Thank you, thank you, thank you. I will be doing this for every application I can now.
David Chelimsky says:
August 5, 2011 at 12:21 pm
Good stuff! I'm going to add an option to rspec-core's config to set the GC frequency: https://github.com/rspec/rspec-core/issues/433.
Jon Frisby says:
August 5, 2011 at 7:40 pm
@Ryan: Glad to hear it helped you, and I'd love to know what else you find as you dig into your test suite's performance characteristics.

@David: Awesome! I look forward to the release that includes it!
Jared Fraser says:
August 7, 2011 at 10:39 pm
This GC approach didn't segfault like some of the other solutions out there (and ones i've built myself), so thats great! Shaved ~70 seconds off a 400 sec rspec suite.

In-memory SQLite actually *added* 20-30 seconds on the total suite.

The devise solution didn't seem to have much of an effect, but still took off about 20 seconds.

Thanks for the article!
Jared Fraser says:
August 7, 2011 at 10:45 pm
Cancel that; segfaults on 1.9.2 but not 1.9.3.
Jon Frisby says:
August 9, 2011 at 7:58 pm
@Jared: The SQLite3 thing seems like there could easily be scenarios where the front-loaded costs of an app are higher than the incremental costs. If you're not actually doing a "lot" of DB operations in your tests -- particularly if you have a large/complex schema, that could easily account for why SQLite is a net loss. As to why the Devise change isn't as big for you, sounds like your models are less tightly coupled to your User model than perhaps mine are.

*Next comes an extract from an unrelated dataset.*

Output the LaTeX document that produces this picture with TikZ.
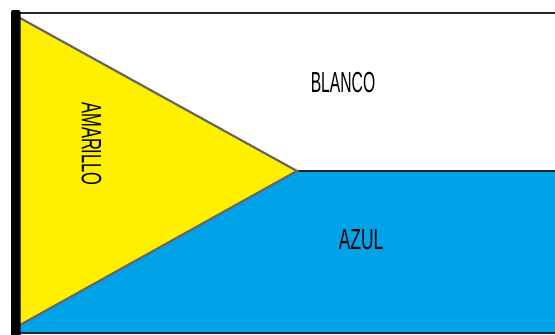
\documentclass[tikz,border=0pt]{standalone}
\usepackage{fontspec}
\setmainfont{Liberation Sans}
\definecolor{flagyellow}{HTML}{FFF000}
\definecolor{flagblue}{HTML}{00A2E8}
\tikzset{
  flaglabel/.style={inner sep=0pt,font=\fontsize{29}{29}\selectfont,text=black,xscale=.54},
  seam/.style={draw=black!60,line width=2.2pt},
  edge/.style={draw=black!85,line width=1.8pt}
}
\begin{document}
\begin{tikzpicture}[x=1pt,y=-1pt]
\useasboundingbox (0,0) rectangle (555,335);
\fill[white] (0,0) rectangle (555,335);
\fill[flagblue] (20,171) rectangle (555,333);
\fill[flagblue] (20,325) -- (297,171) -- (20,171) -- cycle;
\fill[flagyellow] (20,18) -- (297,171) -- (20,325) -- cycle;
\draw[edge] (15,13) -- (555,13);
\draw[edge] (297,171) -- (555,171);
\draw[edge] (15,333) -- (555,333);
\draw[seam] (20,18) -- (297,171) -- (20,325);
\fill[black,rounded corners=2pt] (11,10) rectangle (20.5,340);
\node[flaglabel] (blanco) at (343,82.5) {BLANCO};
\node[flaglabel,xscale=1.11] (azul) at (361,240) {AZUL};
\node[inner sep=0pt,font=\fontsize{28}{28}\selectfont,text=black,rotate=-90,xscale=.59] (amarillo) at (91.5,144) {AMARILLO};
\end{tikzpicture}
\end{document}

And in terms of segfaulting, that's strange and a bit beyond my ken but I can report that I've had no problems on an rvm-installed Ruby 1.9.2p180.
Benjamin Quorning says:
August 15, 2011 at 12:08 pm
As Kieran mentioned, I valid_password? may fail now. And when doing integration tests, it did. So I fixed it this way: https://gist.github.com/1146099
zoras says:
August 30, 2011 at 8:33 am
Is there a workaround to use load_schema for schemaless databases like mongodb(mongoid)?